Task to complete => For each line below that contains the string "React", copy that line.

········

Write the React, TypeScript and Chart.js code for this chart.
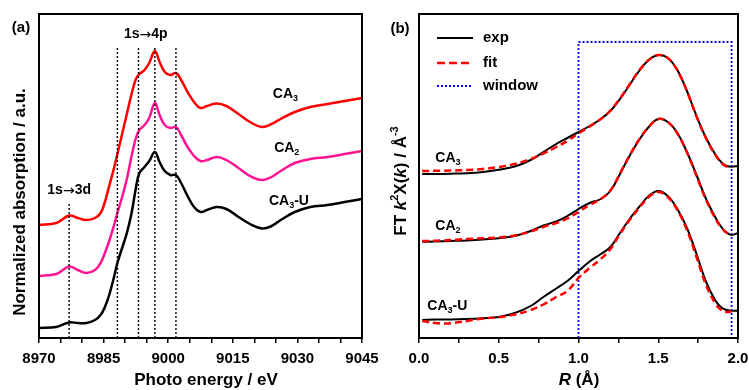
import React, { useEffect, useRef } from "react";
import { Chart, registerables } from "chart.js";

Chart.register(...registerables);

const FAMILY = "'Liberation Sans', Arial, Helvetica, sans-serif";

// ---------------- Panel (a): XANES ----------------
const energy = [
  8970, 8974, 8977, 8979, 8981, 8983, 8984.3, 8985.3, 8986.3, 8987.3, 8988.2, 8989.3, 8990.4,
  8991.5, 8992.5, 8993.3, 8994.5, 8995.6, 8996.9, 8998, 8999.2, 9000.5, 9001.8, 9003, 9004.5,
  9006, 9007.5, 9009, 9011.3, 9013.5, 9016, 9019, 9021.8, 9024, 9026.5, 9029.4, 9033, 9037, 9041, 9045,
];
const absCA3 = [
  1.13, 1.15, 1.225, 1.2, 1.18, 1.2, 1.25, 1.36, 1.52, 1.68, 1.84, 2.04, 2.24,
  2.44, 2.59, 2.64, 2.68, 2.75, 2.87, 2.76, 2.66, 2.63, 2.65, 2.58, 2.46,
  2.36, 2.3, 2.32, 2.345, 2.32, 2.25, 2.16, 2.11, 2.14, 2.2, 2.26, 2.31, 2.34, 2.37, 2.4,
];
const absCA2 = [
  0.62, 0.64, 0.715, 0.68, 0.65, 0.68, 0.75, 0.85, 0.97, 1.11, 1.25, 1.41, 1.59,
  1.82, 2.0, 2.08, 2.13, 2.2, 2.35, 2.23, 2.13, 2.1, 2.11, 2.03, 1.91,
  1.82, 1.77, 1.78, 1.81, 1.78, 1.71, 1.62, 1.58, 1.61, 1.68, 1.75, 1.79, 1.81, 1.84, 1.87,
];
const absCA3U = [
  0.1, 0.11, 0.155, 0.15, 0.15, 0.18, 0.23, 0.31, 0.43, 0.59, 0.75, 0.9, 1.05,
  1.25, 1.5, 1.65, 1.71, 1.77, 1.86, 1.76, 1.67, 1.63, 1.63, 1.55, 1.42,
  1.31, 1.26, 1.28, 1.31, 1.29, 1.22, 1.14, 1.095, 1.12, 1.19, 1.26, 1.31, 1.33, 1.36, 1.39,
];
const preEdgeLine = 8977;
const preEdgeTop = 1.35;
const mainEdgeLines = [8988.2, 8993.1, 8996.9, 9001.8];
const mainEdgeTop = 2.9;
const energyMin = 8970;
const energyMax = 9045;
const energyStep = 5;
const energyLabelEvery = 15;

// ---------------- Panel (b): FT-EXAFS ----------------
const rGrid = [
  0.02, 0.1, 0.2, 0.3, 0.4, 0.5, 0.6, 0.7, 0.78, 0.86, 0.93, 1.0, 1.07, 1.14, 1.2, 1.26,
  1.32, 1.38, 1.44, 1.5, 1.56, 1.62, 1.68, 1.74, 1.8, 1.86, 1.9, 1.93, 1.96, 2.0,
];
const expCA3 = [
  1.64, 1.64, 1.643, 1.648, 1.66, 1.683, 1.715, 1.78, 1.86, 1.94, 2.0, 2.06, 2.12, 2.19, 2.27, 2.39,
  2.53, 2.67, 2.78, 2.83, 2.8, 2.68, 2.47, 2.22, 2.0, 1.83, 1.75, 1.72, 1.713, 1.72,
];
const fitCA3 = [
  1.67, 1.672, 1.675, 1.68, 1.69, 1.71, 1.74, 1.79, 1.845, 1.91, 1.97, 2.045, 2.115, 2.19, 2.275, 2.395,
  2.535, 2.675, 2.78, 2.83, 2.8, 2.675, 2.465, 2.215, 1.995, 1.825, 1.745, 1.715, 1.71, null,
];
const expCA2 = [
  0.963, 0.965, 0.97, 0.976, 0.985, 0.998, 1.02, 1.07, 1.125, 1.165, 1.22, 1.29, 1.35, 1.39, 1.47, 1.64,
  1.82, 1.98, 2.11, 2.19, 2.16, 2.05, 1.86, 1.63, 1.39, 1.2, 1.1, 1.055, 1.03, 1.05,
];
const fitCA2 = [
  0.97, 0.972, 0.98, 0.99, 0.997, 1.005, 1.025, 1.065, 1.11, 1.15, 1.195, 1.26, 1.33, 1.39, 1.475, 1.645,
  1.825, 1.985, 2.11, 2.19, 2.16, 2.045, 1.855, 1.62, 1.38, 1.19, 1.095, 1.05, 1.03, null,
];
const expCA3U = [
  0.18, 0.185, 0.185, 0.19, 0.198, 0.21, 0.25, 0.32, 0.41, 0.495, 0.57, 0.67, 0.765, 0.84, 0.91, 1.05,
  1.19, 1.31, 1.42, 1.47, 1.42, 1.29, 1.1, 0.84, 0.56, 0.37, 0.3, 0.28, 0.273, 0.273,
];
const fitCA3U = [
  0.17, 0.15, 0.148, 0.17, 0.195, 0.208, 0.235, 0.28, 0.335, 0.41, 0.47, 0.6, 0.7, 0.79, 0.89, 1.04,
  1.18, 1.3, 1.41, 1.46, 1.41, 1.28, 1.08, 0.81, 0.53, 0.34, 0.275, 0.26, 0.265, null,
];
const windowR = [1.0, 1.96];
const windowTop = 2.96;
const rMin = 0;
const rMax = 2;
const rStep = 0.25;

const Y_MAX = 3.24;

const RED = "#FF0000";
const MAGENTA = "#FF1493";
const BLUE = "#0000FF";

type Run = { t: string; font: string; dy?: number };
const B = (s: number) => `bold ${s}px ${FAMILY}`;
const BI = (s: number) => `italic bold ${s}px ${FAMILY}`;
const ARROW = `14px 'DejaVu Sans', sans-serif`;

function drawRuns(ctx: CanvasRenderingContext2D, runs: Run[], x: number, y: number, align: "left" | "center", baseline: CanvasTextBaseline = "middle") {
  let w = 0;
  for (const r of runs) {
    ctx.font = r.font;
    w += ctx.measureText(r.t).width;
  }
  let cx = align === "center" ? x - w / 2 : x;
  ctx.textAlign = "left";
  ctx.textBaseline = baseline;
  ctx.fillStyle = "#000";
  for (const r of runs) {
    ctx.font = r.font;
    ctx.fillText(r.t, cx, y + (r.dy || 0));
    cx += ctx.measureText(r.t).width;
  }
}

const caLabel = (sub: string, tail = ""): Run[] => {
  const runs: Run[] = [
    { t: "CA", font: B(14) },
    { t: sub, font: B(9), dy: 5 },
  ];
  if (tail) runs.push({ t: tail, font: B(14) });
  return runs;
};

const transition = (a: string, b: string): Run[] => [
  { t: a, font: B(14) },
  { t: "\u2192", font: ARROW, dy: 1 },
  { t: b, font: B(14) },
];

const labelsA: { x: number; y: number; runs: Run[]; align: "left" | "center" }[] = [
  { x: 9024.3, y: 2.44, runs: caLabel("3"), align: "left" },
  { x: 9024.6, y: 1.9, runs: caLabel("2"), align: "left" },
  { x: 9023.4, y: 1.37, runs: caLabel("3", "-U"), align: "left" },
  { x: 8977, y: 1.48, runs: transition("1s", "3d"), align: "center" },
  { x: 8994.8, y: 3.04, runs: transition("1s", "4p"), align: "center" },
];

const labelsB: { x: number; y: number; runs: Run[]; align: "left" | "center" }[] = [
  { x: 0.102, y: 1.8, runs: caLabel("3"), align: "left" },
  { x: 0.102, y: 1.12, runs: caLabel("2"), align: "left" },
  { x: 0.052, y: 0.32, runs: caLabel("3", "-U"), align: "left" },
];

function frameAndText(opts: {
  labels: { x: number; y: number; runs: Run[]; align: "left" | "center" }[];
  panel: { t: string; x: number; y: number };
  xTitle: { runs: Run[]; x: number; y: number };
  yTitle: { runs: Run[]; x: number; y: number };
  legend?: boolean;
}) {
  return {
    id: "frameAndText",
    afterDraw(chart: any) {
      const ctx: CanvasRenderingContext2D = chart.ctx;
      const { left, top, right, bottom } = chart.chartArea;
      const xs = chart.scales.x;
      const ys = chart.scales.y;
      ctx.save();
      ctx.setLineDash([]);
      ctx.strokeStyle = "#000";
      ctx.lineWidth = 2;
      ctx.strokeRect(left, top, right - left, bottom - top);

      for (const l of opts.labels) {
        drawRuns(ctx, l.runs, xs.getPixelForValue(l.x), ys.getPixelForValue(l.y), l.align);
      }
      drawRuns(ctx, [{ t: opts.panel.t, font: B(15) }], opts.panel.x, opts.panel.y, "center");
      drawRuns(ctx, opts.xTitle.runs, opts.xTitle.x, opts.xTitle.y, "center", "alphabetic");

      ctx.save();
      ctx.translate(opts.yTitle.x, opts.yTitle.y);
      ctx.rotate(-Math.PI / 2);
      drawRuns(ctx, opts.yTitle.runs, 0, 0, "center");
      ctx.restore();

      if (opts.legend) {
        const items = [
          { t: "exp", color: "#000", dash: [] as number[], w: 2 },
          { t: "fit", color: RED, dash: [8, 4], w: 2.5 },
          { t: "window", color: BLUE, dash: [2, 2], w: 2 },
        ];
        const ly = [38, 63, 86];
        items.forEach((it, i) => {
          ctx.beginPath();
          ctx.setLineDash(it.dash);
          ctx.strokeStyle = it.color;
          ctx.lineWidth = it.w;
          ctx.moveTo(62, ly[i]);
          ctx.lineTo(98, ly[i]);
          ctx.stroke();
          ctx.setLineDash([]);
          drawRuns(ctx, [{ t: it.t, font: B(15) }], 108, ly[i], "left");
        });
      }
      ctx.restore();
    },
  };
}

const pts = (xs: number[], ys: (number | null)[]) => xs.map((x, i) => ({ x, y: ys[i] }));

const curve = (data: any[], color: string, width: number, dash: number[] = []) => ({
  data,
  borderColor: color,
  backgroundColor: color,
  borderWidth: width,
  borderDash: dash,
  pointRadius: 0,
  tension: 0.4,
  spanGaps: false,
});

const vline = (x: number, top: number) => ({
  data: [
    { x, y: 0 },
    { x, y: top },
  ],
  borderColor: "#000",
  borderWidth: 1.4,
  borderDash: [2, 2],
  pointRadius: 0,
});

const tickFont = { family: FAMILY, size: 15, weight: "bold" as const };

const fitAxis = (s: any) => {
  s.height = 52;
  s.paddingLeft = 0;
  s.paddingRight = 0;
};

export default function App() {
  const refA = useRef<HTMLCanvasElement>(null);
  const refB = useRef<HTMLCanvasElement>(null);

  useEffect(() => {
    const chartA = new Chart(refA.current!, {
      type: "line",
      data: {
        datasets: [
          vline(preEdgeLine, preEdgeTop),
          ...mainEdgeLines.map((e) => vline(e, mainEdgeTop)),
          curve(pts(energy, absCA3), RED, 2.5),
          curve(pts(energy, absCA2), MAGENTA, 2.5),
          curve(pts(energy, absCA3U), "#000", 2.5),
        ] as any,
      },
      options: {
        animation: false,
        responsive: false,
        maintainAspectRatio: false,
        layout: { padding: { left: 39, top: 14, right: 28, bottom: 0 } },
        plugins: { legend: { display: false }, tooltip: { enabled: false } },
        scales: {
          x: {
            type: "linear",
            min: energyMin,
            max: energyMax,
            ticks: {
              stepSize: energyStep,
              autoSkip: false,
              maxRotation: 0,
              padding: 7,
              color: "#000",
              font: tickFont,
              callback: (v: any) => (Math.round(v) % energyLabelEvery === 0 ? String(Math.round(v)) : ""),
            },
            grid: { drawOnChartArea: false, drawTicks: true, tickLength: 5, color: "#000", lineWidth: 1.5 },
            border: { display: false },
            afterFit: fitAxis,
          },
          y: { type: "linear", display: false, min: 0, max: Y_MAX },
        },
      } as any,
      plugins: [
        frameAndText({
          labels: labelsA,
          panel: { t: "(a)", x: 21, y: 28 },
          xTitle: { runs: [{ t: "Photo energy / eV", font: B(17) }], x: 206, y: 385 },
          yTitle: { runs: [{ t: "Normalized absorption / a.u.", font: B(17) }], x: 20.5, y: 202 },
        }),
      ],
    });

    const chartB = new Chart(refB.current!, {
      type: "line",
      data: {
        datasets: [
          curve(pts(rGrid, fitCA3), RED, 2.5, [7, 4]),
          curve(pts(rGrid, fitCA2), RED, 2.5, [7, 4]),
          curve(pts(rGrid, fitCA3U), RED, 2.5, [7, 4]),
          curve(pts(rGrid, expCA3), "#000", 2),
          curve(pts(rGrid, expCA2), "#000", 2),
          curve(pts(rGrid, expCA3U), "#000", 2),
          {
            data: [
              { x: windowR[0], y: 0 },
              { x: windowR[0], y: windowTop },
              { x: windowR[1], y: windowTop },
              { x: windowR[1], y: 0 },
            ],
            borderColor: BLUE,
            borderWidth: 1.8,
            borderDash: [2, 2],
            pointRadius: 0,
          },
        ] as any,
      },
      options: {
        animation: false,
        responsive: false,
        maintainAspectRatio: false,
        layout: { padding: { left: 44, top: 14, right: 11, bottom: 0 } },
        plugins: { legend: { display: false }, tooltip: { enabled: false } },
        scales: {
          x: {
            type: "linear",
            min: rMin,
            max: rMax,
            ticks: {
              stepSize: rStep,
              autoSkip: false,
              maxRotation: 0,
              padding: 7,
              color: "#000",
              font: tickFont,
              callback: (v: any) => (Math.abs(v * 2 - Math.round(v * 2)) < 1e-6 ? Number(v).toFixed(1) : ""),
            },
            grid: { drawOnChartArea: false, drawTicks: true, tickLength: 5, color: "#000", lineWidth: 1.5 },
            border: { display: false },
            afterFit: fitAxis,
          },
          y: { type: "linear", display: false, min: 0, max: Y_MAX },
        },
      } as any,
      plugins: [
        frameAndText({
          labels: labelsB,
          panel: { t: "(b)", x: 25, y: 29 },
          xTitle: {
            runs: [
              { t: "R", font: BI(17) },
              { t: " (\u00C5)", font: B(17) },
            ],
            x: 204,
            y: 385,
          },
          yTitle: {
            runs: [
              { t: "FT ", font: B(17) },
              { t: "k", font: BI(17) },
              { t: "2", font: B(11), dy: -6 },
              { t: "X(", font: B(17) },
              { t: "k", font: BI(17) },
              { t: ") / \u00C5", font: B(17) },
              { t: "-3", font: B(11), dy: -6 },
            ],
            x: 26,
            y: 181,
          },
          legend: true,
        }),
      ],
    });

    return () => {
      chartA.destroy();
      chartB.destroy();
    };
  }, []);

  return (
    <div style={{ position: "absolute", left: 0, top: 0, width: 749, height: 390, background: "#fff", overflow: "hidden" }}>
      <canvas ref={refA} width={390} height={390} style={{ position: "absolute", left: 0, top: 0, width: 390, height: 390 }} />
      <canvas ref={refB} width={374} height={390} style={{ position: "absolute", left: 375, top: 0, width: 374, height: 390 }} />
    </div>
  );
}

········

Response to the exercise =>
Write the React, TypeScript and Chart.js code for this chart.
import React, { useEffect, useRef } from "react";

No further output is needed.